─── Recorded data

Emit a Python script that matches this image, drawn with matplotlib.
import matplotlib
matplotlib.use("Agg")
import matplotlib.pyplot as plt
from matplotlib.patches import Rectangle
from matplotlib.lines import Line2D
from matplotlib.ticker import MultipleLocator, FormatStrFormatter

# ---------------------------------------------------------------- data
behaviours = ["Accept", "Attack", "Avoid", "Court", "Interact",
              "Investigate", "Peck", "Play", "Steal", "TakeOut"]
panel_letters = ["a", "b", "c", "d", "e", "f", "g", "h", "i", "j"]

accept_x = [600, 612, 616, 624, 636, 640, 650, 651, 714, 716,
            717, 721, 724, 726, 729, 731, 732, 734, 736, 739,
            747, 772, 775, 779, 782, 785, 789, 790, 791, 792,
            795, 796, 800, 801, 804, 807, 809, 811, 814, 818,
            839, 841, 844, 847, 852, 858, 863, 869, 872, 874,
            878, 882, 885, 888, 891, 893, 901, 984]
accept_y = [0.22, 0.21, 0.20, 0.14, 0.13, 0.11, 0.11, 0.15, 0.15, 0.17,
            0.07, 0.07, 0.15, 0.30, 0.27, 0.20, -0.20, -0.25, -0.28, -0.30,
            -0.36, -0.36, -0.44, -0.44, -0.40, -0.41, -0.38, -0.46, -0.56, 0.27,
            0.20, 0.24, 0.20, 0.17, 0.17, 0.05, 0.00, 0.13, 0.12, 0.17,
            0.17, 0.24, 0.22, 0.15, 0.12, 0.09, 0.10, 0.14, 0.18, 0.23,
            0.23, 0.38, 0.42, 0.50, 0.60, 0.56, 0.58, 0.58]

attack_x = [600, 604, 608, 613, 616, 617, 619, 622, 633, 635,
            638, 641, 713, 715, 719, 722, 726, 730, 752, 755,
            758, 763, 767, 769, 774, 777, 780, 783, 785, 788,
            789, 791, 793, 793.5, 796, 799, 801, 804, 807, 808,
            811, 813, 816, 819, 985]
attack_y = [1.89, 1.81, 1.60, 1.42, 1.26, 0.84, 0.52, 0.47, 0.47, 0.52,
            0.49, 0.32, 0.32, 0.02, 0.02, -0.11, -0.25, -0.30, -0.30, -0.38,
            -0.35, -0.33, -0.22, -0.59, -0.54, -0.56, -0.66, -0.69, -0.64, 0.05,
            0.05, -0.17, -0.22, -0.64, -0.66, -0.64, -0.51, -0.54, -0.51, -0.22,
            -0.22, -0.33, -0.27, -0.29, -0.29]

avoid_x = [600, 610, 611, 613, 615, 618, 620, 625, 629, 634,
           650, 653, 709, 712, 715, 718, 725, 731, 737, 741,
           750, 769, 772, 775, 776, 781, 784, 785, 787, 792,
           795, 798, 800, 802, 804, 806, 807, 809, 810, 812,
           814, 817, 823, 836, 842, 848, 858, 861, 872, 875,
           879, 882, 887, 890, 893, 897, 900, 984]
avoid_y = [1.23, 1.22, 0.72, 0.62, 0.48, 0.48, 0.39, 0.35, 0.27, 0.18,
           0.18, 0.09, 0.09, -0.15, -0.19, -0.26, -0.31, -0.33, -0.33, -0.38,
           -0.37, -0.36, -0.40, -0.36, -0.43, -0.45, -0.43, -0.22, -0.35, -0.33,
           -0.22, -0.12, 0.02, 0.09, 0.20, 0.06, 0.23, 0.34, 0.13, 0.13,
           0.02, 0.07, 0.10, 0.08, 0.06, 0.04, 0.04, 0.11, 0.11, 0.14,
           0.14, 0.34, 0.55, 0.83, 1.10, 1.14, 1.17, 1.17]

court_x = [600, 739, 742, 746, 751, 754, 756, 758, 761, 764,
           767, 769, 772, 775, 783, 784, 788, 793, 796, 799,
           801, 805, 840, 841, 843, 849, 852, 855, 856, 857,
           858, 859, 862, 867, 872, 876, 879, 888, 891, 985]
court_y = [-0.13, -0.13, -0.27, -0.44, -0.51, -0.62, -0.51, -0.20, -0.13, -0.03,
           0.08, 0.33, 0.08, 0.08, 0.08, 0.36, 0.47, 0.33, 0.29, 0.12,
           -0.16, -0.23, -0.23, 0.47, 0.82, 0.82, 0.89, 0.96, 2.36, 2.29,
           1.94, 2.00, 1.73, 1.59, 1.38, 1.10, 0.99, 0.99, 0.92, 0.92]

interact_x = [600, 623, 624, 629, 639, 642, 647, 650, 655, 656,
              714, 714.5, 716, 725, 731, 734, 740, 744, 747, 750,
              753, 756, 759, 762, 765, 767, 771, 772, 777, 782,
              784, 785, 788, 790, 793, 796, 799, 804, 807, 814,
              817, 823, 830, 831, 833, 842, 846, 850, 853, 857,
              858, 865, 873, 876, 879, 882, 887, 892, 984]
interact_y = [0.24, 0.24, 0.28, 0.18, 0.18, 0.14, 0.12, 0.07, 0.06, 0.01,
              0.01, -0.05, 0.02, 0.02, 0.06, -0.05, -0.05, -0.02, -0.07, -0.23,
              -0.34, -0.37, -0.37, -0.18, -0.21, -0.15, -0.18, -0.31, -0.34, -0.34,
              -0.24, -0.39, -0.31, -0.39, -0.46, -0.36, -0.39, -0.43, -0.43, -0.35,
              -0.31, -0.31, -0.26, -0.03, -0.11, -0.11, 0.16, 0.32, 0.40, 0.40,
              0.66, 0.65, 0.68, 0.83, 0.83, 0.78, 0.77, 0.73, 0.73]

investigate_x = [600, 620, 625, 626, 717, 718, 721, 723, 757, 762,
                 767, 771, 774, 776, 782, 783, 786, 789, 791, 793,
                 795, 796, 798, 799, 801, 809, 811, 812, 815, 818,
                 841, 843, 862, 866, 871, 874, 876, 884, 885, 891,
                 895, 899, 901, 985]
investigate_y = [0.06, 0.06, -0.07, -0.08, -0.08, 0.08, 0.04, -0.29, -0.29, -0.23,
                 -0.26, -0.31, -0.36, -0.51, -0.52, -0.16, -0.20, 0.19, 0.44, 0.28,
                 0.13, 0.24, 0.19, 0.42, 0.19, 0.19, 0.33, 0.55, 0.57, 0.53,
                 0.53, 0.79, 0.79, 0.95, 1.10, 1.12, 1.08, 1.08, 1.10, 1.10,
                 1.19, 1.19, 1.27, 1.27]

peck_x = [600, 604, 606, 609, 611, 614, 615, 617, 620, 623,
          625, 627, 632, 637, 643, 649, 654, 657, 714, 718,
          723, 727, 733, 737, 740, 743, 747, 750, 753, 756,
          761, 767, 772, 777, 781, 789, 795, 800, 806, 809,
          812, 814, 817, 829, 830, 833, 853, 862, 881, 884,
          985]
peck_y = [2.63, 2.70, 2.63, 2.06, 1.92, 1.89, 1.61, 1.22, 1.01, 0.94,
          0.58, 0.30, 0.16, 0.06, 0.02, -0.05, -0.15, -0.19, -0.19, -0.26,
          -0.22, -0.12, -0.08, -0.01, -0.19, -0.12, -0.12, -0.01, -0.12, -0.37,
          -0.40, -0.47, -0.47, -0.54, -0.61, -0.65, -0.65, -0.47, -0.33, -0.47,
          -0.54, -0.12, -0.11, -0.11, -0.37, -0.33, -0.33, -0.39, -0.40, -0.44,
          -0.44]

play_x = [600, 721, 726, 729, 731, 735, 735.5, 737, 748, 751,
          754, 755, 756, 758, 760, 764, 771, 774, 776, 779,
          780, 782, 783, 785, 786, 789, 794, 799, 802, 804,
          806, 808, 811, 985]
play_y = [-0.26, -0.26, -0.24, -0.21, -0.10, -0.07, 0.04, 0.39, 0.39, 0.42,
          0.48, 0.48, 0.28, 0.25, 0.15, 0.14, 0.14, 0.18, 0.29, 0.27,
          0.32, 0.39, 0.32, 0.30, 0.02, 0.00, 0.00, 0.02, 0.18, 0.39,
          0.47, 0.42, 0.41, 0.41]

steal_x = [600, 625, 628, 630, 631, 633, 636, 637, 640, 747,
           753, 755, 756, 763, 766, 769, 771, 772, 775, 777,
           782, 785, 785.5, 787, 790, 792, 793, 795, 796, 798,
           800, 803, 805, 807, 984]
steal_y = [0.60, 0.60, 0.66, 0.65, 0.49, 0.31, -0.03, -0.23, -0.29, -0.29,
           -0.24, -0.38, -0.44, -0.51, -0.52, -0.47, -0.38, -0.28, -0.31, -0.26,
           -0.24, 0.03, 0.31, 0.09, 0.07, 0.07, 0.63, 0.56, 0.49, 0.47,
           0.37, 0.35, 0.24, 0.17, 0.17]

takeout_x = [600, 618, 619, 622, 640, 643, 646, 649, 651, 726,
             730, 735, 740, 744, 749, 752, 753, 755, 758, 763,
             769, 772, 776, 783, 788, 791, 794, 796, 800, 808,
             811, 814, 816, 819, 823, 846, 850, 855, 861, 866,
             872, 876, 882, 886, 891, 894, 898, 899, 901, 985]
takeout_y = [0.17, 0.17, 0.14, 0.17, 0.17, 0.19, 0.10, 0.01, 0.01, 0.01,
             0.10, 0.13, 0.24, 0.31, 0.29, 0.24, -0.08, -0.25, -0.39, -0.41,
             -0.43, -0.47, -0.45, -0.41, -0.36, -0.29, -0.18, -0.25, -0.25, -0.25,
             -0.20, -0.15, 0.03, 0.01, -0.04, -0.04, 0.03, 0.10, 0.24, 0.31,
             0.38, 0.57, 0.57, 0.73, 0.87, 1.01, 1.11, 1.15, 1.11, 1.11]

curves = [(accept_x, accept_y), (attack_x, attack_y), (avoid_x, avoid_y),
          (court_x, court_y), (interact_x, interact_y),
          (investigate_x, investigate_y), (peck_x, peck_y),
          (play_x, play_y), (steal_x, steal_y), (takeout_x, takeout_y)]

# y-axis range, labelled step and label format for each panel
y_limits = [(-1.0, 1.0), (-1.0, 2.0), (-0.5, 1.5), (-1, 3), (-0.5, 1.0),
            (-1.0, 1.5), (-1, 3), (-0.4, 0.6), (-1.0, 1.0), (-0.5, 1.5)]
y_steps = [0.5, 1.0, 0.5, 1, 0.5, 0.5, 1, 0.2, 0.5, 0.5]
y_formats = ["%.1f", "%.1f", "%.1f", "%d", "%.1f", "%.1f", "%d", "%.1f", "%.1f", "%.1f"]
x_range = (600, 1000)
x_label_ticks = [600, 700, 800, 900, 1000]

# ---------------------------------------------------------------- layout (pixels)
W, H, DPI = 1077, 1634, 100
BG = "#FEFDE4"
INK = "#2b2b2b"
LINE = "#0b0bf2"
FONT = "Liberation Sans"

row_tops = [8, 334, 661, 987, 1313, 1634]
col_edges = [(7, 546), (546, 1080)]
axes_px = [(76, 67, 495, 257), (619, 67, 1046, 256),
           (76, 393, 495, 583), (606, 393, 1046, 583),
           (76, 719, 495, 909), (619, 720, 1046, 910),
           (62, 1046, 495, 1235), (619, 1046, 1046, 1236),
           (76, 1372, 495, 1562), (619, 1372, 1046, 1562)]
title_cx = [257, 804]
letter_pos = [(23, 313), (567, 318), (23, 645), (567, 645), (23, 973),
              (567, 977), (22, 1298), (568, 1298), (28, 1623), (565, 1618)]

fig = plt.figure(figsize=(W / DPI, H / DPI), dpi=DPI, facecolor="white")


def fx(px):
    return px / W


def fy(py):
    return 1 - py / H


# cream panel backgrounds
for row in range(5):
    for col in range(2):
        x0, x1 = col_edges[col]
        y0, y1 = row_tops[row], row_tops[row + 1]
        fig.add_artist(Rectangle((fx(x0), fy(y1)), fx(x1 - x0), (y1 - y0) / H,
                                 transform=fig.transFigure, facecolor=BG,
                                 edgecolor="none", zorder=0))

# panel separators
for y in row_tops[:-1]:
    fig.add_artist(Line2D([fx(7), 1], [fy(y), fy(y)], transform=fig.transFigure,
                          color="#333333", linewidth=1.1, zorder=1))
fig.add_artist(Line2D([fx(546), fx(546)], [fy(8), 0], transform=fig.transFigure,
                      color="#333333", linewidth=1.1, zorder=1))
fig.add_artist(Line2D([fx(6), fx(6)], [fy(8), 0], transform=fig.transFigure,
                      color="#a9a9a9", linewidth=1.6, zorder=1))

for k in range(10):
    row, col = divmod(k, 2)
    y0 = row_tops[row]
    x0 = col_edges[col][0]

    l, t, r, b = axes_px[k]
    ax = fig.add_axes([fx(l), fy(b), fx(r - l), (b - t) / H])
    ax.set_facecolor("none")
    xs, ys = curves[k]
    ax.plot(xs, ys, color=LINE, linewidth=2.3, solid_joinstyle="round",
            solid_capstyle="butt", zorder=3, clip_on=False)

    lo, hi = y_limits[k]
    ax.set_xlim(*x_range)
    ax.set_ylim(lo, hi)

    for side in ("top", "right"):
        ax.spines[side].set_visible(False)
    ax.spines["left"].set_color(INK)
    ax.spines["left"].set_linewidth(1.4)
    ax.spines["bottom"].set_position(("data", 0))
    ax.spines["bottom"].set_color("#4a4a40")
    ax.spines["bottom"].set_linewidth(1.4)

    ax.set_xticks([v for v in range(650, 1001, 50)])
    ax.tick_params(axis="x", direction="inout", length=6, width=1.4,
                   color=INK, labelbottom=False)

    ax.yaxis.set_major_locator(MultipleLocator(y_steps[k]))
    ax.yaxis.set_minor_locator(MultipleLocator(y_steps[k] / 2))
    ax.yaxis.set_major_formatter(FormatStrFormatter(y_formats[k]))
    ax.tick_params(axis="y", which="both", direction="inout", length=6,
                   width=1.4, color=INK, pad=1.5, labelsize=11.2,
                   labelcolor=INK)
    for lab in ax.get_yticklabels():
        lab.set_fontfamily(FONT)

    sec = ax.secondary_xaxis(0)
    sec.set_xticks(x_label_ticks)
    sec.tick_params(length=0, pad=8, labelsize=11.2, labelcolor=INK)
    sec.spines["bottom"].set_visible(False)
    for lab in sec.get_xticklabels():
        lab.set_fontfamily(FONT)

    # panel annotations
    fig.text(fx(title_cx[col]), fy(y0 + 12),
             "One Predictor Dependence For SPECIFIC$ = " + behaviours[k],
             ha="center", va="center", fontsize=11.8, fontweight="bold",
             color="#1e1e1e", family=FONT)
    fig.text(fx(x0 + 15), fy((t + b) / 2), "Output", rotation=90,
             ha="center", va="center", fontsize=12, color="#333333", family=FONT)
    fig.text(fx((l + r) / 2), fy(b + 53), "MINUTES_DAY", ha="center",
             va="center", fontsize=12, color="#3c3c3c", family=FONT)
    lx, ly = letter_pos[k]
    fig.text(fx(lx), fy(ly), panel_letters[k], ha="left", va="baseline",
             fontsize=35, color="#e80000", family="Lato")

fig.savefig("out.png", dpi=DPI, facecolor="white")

──────

Using the listing above, return all lines where the word "matplotlib" occurs.

__Full output__.
Emit a Python script that matches this image, drawn with matplotlib.
import matplotlib
matplotlib.use("Agg")
import matplotlib.pyplot as plt
from matplotlib.patches import Rectangle
from matplotlib.lines import Line2D
from matplotlib.ticker import MultipleLocator, FormatStrFormatter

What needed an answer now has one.